# WHAT THE TASK REQUIRES:
Write out the material exactly. Do not include the pictures.
=-=-=
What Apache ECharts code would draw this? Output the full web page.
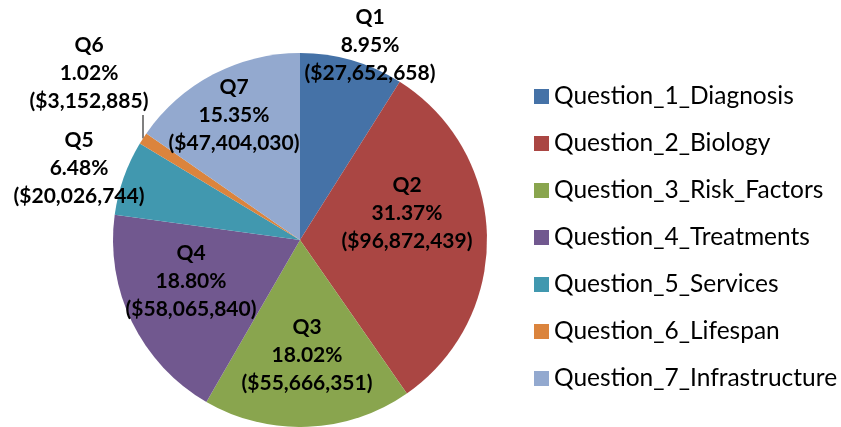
<!DOCTYPE html>
<html>
<head>
<meta charset="utf-8">
<script src="https://cdn.jsdelivr.net/npm/echarts@6/dist/echarts.min.js"></script>
<style>
  html, body { margin: 0; padding: 0; background: #fff; }
  #main { width: 841px; height: 427px; }
</style>
</head>
<body>
<div id="main"></div>
<script>
// slice data
const names = [
  "Question_1_Diagnosis",
  "Question_2_Biology",
  "Question_3_Risk_Factors",
  "Question_4_Treatments",
  "Question_5_Services",
  "Question_6_Lifespan",
  "Question_7_Infrastructure",
];
const shortNames = ["Q1", "Q2", "Q3", "Q4", "Q5", "Q6", "Q7"];
const amounts = [27652658, 96872439, 55666351, 58065840, 20026744, 3152885, 47404030];
const percents = ["8.95%", "31.37%", "18.02%", "18.80%", "6.48%", "1.02%", "15.35%"];
const colors = ["#4572a7", "#aa4643", "#89a54e", "#71588f", "#4198af", "#db843d", "#93a9cf"];

// where each label block sits (centre of the text)
const labelSpots = [
  [370, 45], [407, 213], [307, 355], [191, 281], [79, 168], [89, 73], [234, 115],
];

function money(v) {
  return "($" + v.toLocaleString("en-US") + ")";
}

const chart = echarts.init(document.getElementById("main"));

const option = {
  animation: false,
  color: colors,
  legend: {
    orient: "vertical",
    left: 529,
    top: 79,
    itemWidth: 15,
    itemHeight: 15,
    itemGap: 22,
    icon: "rect",
    textStyle: {
      fontFamily: "Lato",
      fontSize: 24.5,
      lineHeight: 20,
      color: "#000",
    },
    data: names,
  },
  series: [
    {
      type: "pie",
      center: [300, 240],
      radius: 187,
      startAngle: 90,
      clockwise: true,
      label: {
        show: true,
        position: "inside",
        fontFamily: "Lato",
        fontWeight: "bold",
        fontSize: 21,
        lineHeight: 28,
        color: "#000",
        formatter: (p) => shortNames[p.dataIndex] + "\n" + percents[p.dataIndex] + "\n" + money(p.value),
      },
      labelLine: { show: false },
      labelLayout: (p) => {
        const spot = labelSpots[p.dataIndex];
        const out = { x: spot[0], y: spot[1], align: "center", verticalAlign: "middle" };
        // Q6: short vertical leader from the slice edge up to the label
        if (p.labelLinePoints) {
          const edge = p.labelLinePoints[0];
          out.labelLinePoints = [edge, [edge[0], spot[1] + 42]];
        }
        return out;
      },
      data: names.map((n, i) => {
        const item = { name: n, value: amounts[i] };
        if (i === 5) {
          item.label = { position: "outside" };
          item.labelLine = { show: true, length: 10, length2: 0, lineStyle: { color: "#000", width: 1 } };
        }
        return item;
      }),
    },
  ],
};

chart.setOption(option);
window.onresize = function () {
  chart.resize();
};
</script>
</body>
</html>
=-=-=
# FINAL RESULT:
What Apache ECharts code would draw this? Output the full web page.
<!DOCTYPE html>
<html>
<head>
<meta charset="utf-8">
<script src="https://cdn.jsdelivr.net/npm/echarts@6/dist/echarts.min.js"></script>
<style>
  html, body { margin: 0; padding: 0; background: #fff; }
  #main { width: 841px; height: 427px; }
</style>
</head>
<body>
<div id="main"></div>
<script>
// slice data
const names = [
  "Question_1_Diagnosis",
  "Question_2_Biology",
  "Question_3_Risk_Factors",
  "Question_4_Treatments",
  "Question_5_Services",
  "Question_6_Lifespan",
  "Question_7_Infrastructure",
];
const shortNames = ["Q1", "Q2", "Q3", "Q4", "Q5", "Q6", "Q7"];
const amounts = [27652658, 96872439, 55666351, 58065840, 20026744, 3152885, 47404030];
const percents = ["8.95%", "31.37%", "18.02%", "18.80%", "6.48%", "1.02%", "15.35%"];
const colors = ["#4572a7", "#aa4643", "#89a54e", "#71588f", "#4198af", "#db843d", "#93a9cf"];

// where each label block sits (centre of the text)
const labelSpots = [
  [370, 45], [407, 213], [307, 355], [191, 281], [79, 168], [89, 73], [234, 115],
];

function money(v) {
  return "($" + v.toLocaleString("en-US") + ")";
}

const chart = echarts.init(document.getElementById("main"));

const option = {
  animation: false,
  color: colors,
  legend: {
    orient: "vertical",
    left: 529,
    top: 79,
    itemWidth: 15,
    itemHeight: 15,
    itemGap: 22,
    icon: "rect",
    textStyle: {
      fontFamily: "Lato",
      fontSize: 24.5,
      lineHeight: 20,
      color: "#000",
    },
    data: names,
  },
  series: [
    {
      type: "pie",
      center: [300, 240],
      radius: 187,
      startAngle: 90,
      clockwise: true,
      label: {
        show: true,
        position: "inside",
        fontFamily: "Lato",
        fontWeight: "bold",
        fontSize: 21,
        lineHeight: 28,
        color: "#000",
        formatter: (p) => shortNames[p.dataIndex] + "\n" + percents[p.dataIndex] + "\n" + money(p.value),
      },
      labelLine: { show: false },
      labelLayout: (p) => {
        const spot = labelSpots[p.dataIndex];
        const out = { x: spot[0], y: spot[1], align: "center", verticalAlign: "middle" };
        // Q6: short vertical leader from the slice edge up to the label
        if (p.labelLinePoints) {
          const edge = p.labelLinePoints[0];
          out.labelLinePoints = [edge, [edge[0], spot[1] + 42]];
        }
        return out;
      },
      data: names.map((n, i) => {
        const item = { name: n, value: amounts[i] };
        if (i === 5) {
          item.label = { position: "outside" };
          item.labelLine = { show: true, length: 10, length2: 0, lineStyle: { color: "#000", width: 1 } };
        }
        return item;
      }),
    },
  ],
};

chart.setOption(option);
window.onresize = function () {
  chart.resize();
};
</script>
</body>
</html>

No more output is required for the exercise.